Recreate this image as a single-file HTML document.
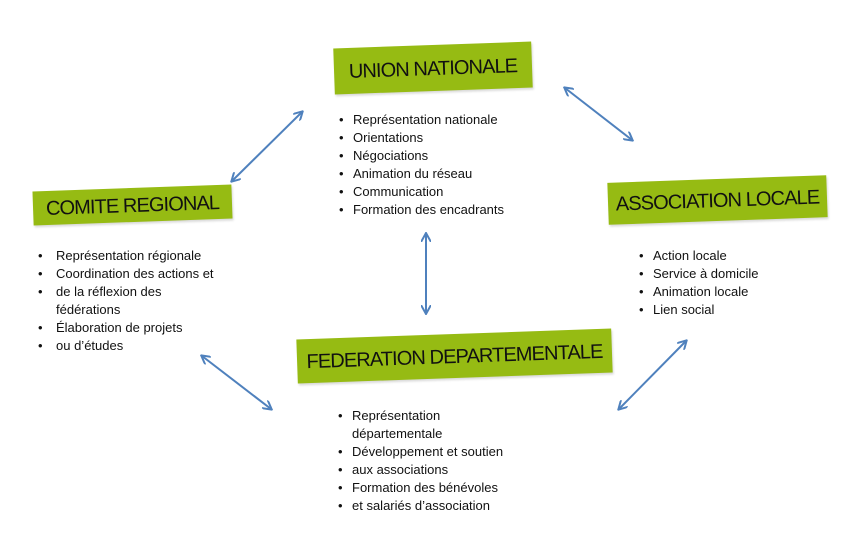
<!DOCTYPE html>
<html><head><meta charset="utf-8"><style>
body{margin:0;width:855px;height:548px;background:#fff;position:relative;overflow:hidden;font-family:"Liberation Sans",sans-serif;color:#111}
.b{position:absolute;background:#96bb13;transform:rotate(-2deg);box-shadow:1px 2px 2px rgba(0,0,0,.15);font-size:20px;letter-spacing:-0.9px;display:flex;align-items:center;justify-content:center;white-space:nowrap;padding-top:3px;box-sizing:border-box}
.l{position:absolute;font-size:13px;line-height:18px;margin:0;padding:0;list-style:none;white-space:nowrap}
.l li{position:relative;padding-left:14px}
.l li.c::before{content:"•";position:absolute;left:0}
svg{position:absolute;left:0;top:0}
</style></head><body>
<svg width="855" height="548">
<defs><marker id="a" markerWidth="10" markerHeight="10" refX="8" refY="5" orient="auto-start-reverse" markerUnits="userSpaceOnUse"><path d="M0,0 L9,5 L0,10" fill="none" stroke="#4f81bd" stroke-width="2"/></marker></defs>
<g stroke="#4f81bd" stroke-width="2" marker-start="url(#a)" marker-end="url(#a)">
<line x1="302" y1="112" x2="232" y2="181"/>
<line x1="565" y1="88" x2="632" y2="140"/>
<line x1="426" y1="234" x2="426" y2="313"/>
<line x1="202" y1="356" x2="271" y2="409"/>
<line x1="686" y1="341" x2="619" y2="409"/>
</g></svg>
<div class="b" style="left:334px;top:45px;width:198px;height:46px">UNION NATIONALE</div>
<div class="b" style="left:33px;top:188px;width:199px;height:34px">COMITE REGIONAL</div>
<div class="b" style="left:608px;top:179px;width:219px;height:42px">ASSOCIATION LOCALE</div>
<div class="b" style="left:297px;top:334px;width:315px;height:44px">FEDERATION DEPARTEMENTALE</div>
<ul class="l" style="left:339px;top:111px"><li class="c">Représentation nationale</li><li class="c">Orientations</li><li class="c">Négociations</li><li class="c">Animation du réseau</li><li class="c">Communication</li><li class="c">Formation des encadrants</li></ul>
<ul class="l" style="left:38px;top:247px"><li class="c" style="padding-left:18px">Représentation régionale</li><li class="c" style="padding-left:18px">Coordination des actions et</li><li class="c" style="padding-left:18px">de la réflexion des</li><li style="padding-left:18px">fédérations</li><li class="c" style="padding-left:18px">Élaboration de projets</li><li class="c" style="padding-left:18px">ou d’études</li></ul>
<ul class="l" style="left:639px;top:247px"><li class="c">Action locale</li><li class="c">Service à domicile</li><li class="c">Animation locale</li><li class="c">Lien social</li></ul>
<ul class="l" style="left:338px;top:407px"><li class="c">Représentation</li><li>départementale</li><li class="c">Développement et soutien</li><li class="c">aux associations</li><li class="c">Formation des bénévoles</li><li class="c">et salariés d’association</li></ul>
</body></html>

● **What is required**: Copy every line of the data word for word, omitting the images.

● **Solved exercise**:
Recreate this image as a single-file HTML document.
<!DOCTYPE html>
<html><head><meta charset="utf-8"><style>
body{margin:0;width:855px;height:548px;background:#fff;position:relative;overflow:hidden;font-family:"Liberation Sans",sans-serif;color:#111}
.b{position:absolute;background:#96bb13;transform:rotate(-2deg);box-shadow:1px 2px 2px rgba(0,0,0,.15);font-size:20px;letter-spacing:-0.9px;display:flex;align-items:center;justify-content:center;white-space:nowrap;padding-top:3px;box-sizing:border-box}
.l{position:absolute;font-size:13px;line-height:18px;margin:0;padding:0;list-style:none;white-space:nowrap}
.l li{position:relative;padding-left:14px}
.l li.c::before{content:"•";position:absolute;left:0}
svg{position:absolute;left:0;top:0}
</style></head><body>
<svg width="855" height="548">
<defs><marker id="a" markerWidth="10" markerHeight="10" refX="8" refY="5" orient="auto-start-reverse" markerUnits="userSpaceOnUse"><path d="M0,0 L9,5 L0,10" fill="none" stroke="#4f81bd" stroke-width="2"/></marker></defs>
<g stroke="#4f81bd" stroke-width="2" marker-start="url(#a)" marker-end="url(#a)">
<line x1="302" y1="112" x2="232" y2="181"/>
<line x1="565" y1="88" x2="632" y2="140"/>
<line x1="426" y1="234" x2="426" y2="313"/>
<line x1="202" y1="356" x2="271" y2="409"/>
<line x1="686" y1="341" x2="619" y2="409"/>
</g></svg>
<div class="b" style="left:334px;top:45px;width:198px;height:46px">UNION NATIONALE</div>
<div class="b" style="left:33px;top:188px;width:199px;height:34px">COMITE REGIONAL</div>
<div class="b" style="left:608px;top:179px;width:219px;height:42px">ASSOCIATION LOCALE</div>
<div class="b" style="left:297px;top:334px;width:315px;height:44px">FEDERATION DEPARTEMENTALE</div>
<ul class="l" style="left:339px;top:111px"><li class="c">Représentation nationale</li><li class="c">Orientations</li><li class="c">Négociations</li><li class="c">Animation du réseau</li><li class="c">Communication</li><li class="c">Formation des encadrants</li></ul>
<ul class="l" style="left:38px;top:247px"><li class="c" style="padding-left:18px">Représentation régionale</li><li class="c" style="padding-left:18px">Coordination des actions et</li><li class="c" style="padding-left:18px">de la réflexion des</li><li style="padding-left:18px">fédérations</li><li class="c" style="padding-left:18px">Élaboration de projets</li><li class="c" style="padding-left:18px">ou d’études</li></ul>
<ul class="l" style="left:639px;top:247px"><li class="c">Action locale</li><li class="c">Service à domicile</li><li class="c">Animation locale</li><li class="c">Lien social</li></ul>
<ul class="l" style="left:338px;top:407px"><li class="c">Représentation</li><li>départementale</li><li class="c">Développement et soutien</li><li class="c">aux associations</li><li class="c">Formation des bénévoles</li><li class="c">et salariés d’association</li></ul>
</body></html>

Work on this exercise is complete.